WHAT TO WORK ON
Print the material below exactly as it stands, please, from its first line to the line holding "const fmt = (v: number)", with no pictures.

[BEGIN MATERIAL]

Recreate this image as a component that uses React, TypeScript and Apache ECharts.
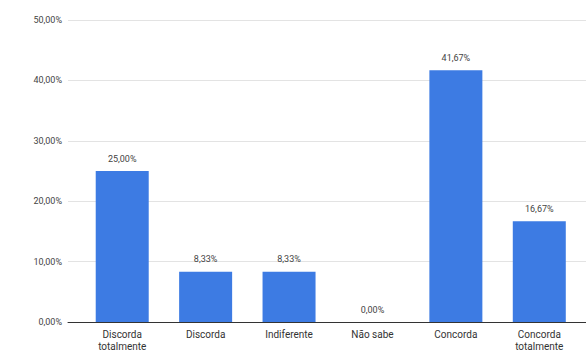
import React, { useEffect, useRef } from "react";
import * as echarts from "echarts";

const categories = ["Discorda\ntotalmente", "Discorda", "Indiferente", "Não sabe", "Concorda", "Concorda\ntotalmente"];
const values = [25.0, 8.33, 8.33, 0.0, 41.67, 16.67];
const yTicks = [0, 10, 20, 30, 40, 50];

const fmt = (v: number) => v.toFixed(2).replace(".", ",") + "%";

export default function App() {
  const ref = useRef<HTMLDivElement>(null);
  useEffect(() => {
    const chart = echarts.init(ref.current!, undefined, { renderer: "svg" });
    chart.setOption({
      animation: false,
      grid: { left: 68, right: 0, top: 20, bottom: 28, containLabel: false },
      xAxis: {
        type: "value",
        min: -0.65,
        max: 5.56,
        splitLine: { show: false },
        axisTick: { show: false },
        axisLine: { show: true, onZero: false, lineStyle: { color: "#333", width: 1 } },
        axisLabel: {
          customValues: categories.map((_, i) => i),
          formatter: (v: number) => categories[Math.round(v)] ?? "",
          color: "#333",
          fontSize: 10,
          fontFamily: "Roboto",
          margin: 6,
          lineHeight: 12,
        },
      },
      yAxis: {
        type: "value",
        min: 0,
        max: 50,
        interval: 10,
        axisLine: { show: false },
        axisTick: { show: false },
        splitLine: { lineStyle: { color: "#e3e3e3", width: 1 } },
        axisLabel: {
          formatter: (v: number) => (yTicks.includes(v) ? fmt(v) : ""),
          color: "#444",
          fontSize: 9,
          fontFamily: "Roboto",
          margin: 6,
        },
      },
      series: [
        {
          type: "bar",
          data: values.map((v, i) => [i, v]),
          barWidth: 53,
          itemStyle: { color: "#3d7be3" },
          label: {
            show: true,
            position: "top",
            distance: 8,
            formatter: (p: any) => fmt(p.value[1]),
            color: "#444",
            fontSize: 9,
            fontFamily: "Roboto",
          },
        },
      ],
    });
    return () => chart.dispose();
  }, []);
  return <div ref={ref} style={{ width: 586, height: 352, position: "absolute", left: 0, top: 0 }} />;
}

[END MATERIAL]

ANSWER TO THIS EXERCISE
Recreate this image as a component that uses React, TypeScript and Apache ECharts.
import React, { useEffect, useRef } from "react";
import * as echarts from "echarts";

const categories = ["Discorda\ntotalmente", "Discorda", "Indiferente", "Não sabe", "Concorda", "Concorda\ntotalmente"];
const values = [25.0, 8.33, 8.33, 0.0, 41.67, 16.67];
const yTicks = [0, 10, 20, 30, 40, 50];

const fmt = (v: number) => v.toFixed(2).replace(".", ",") + "%";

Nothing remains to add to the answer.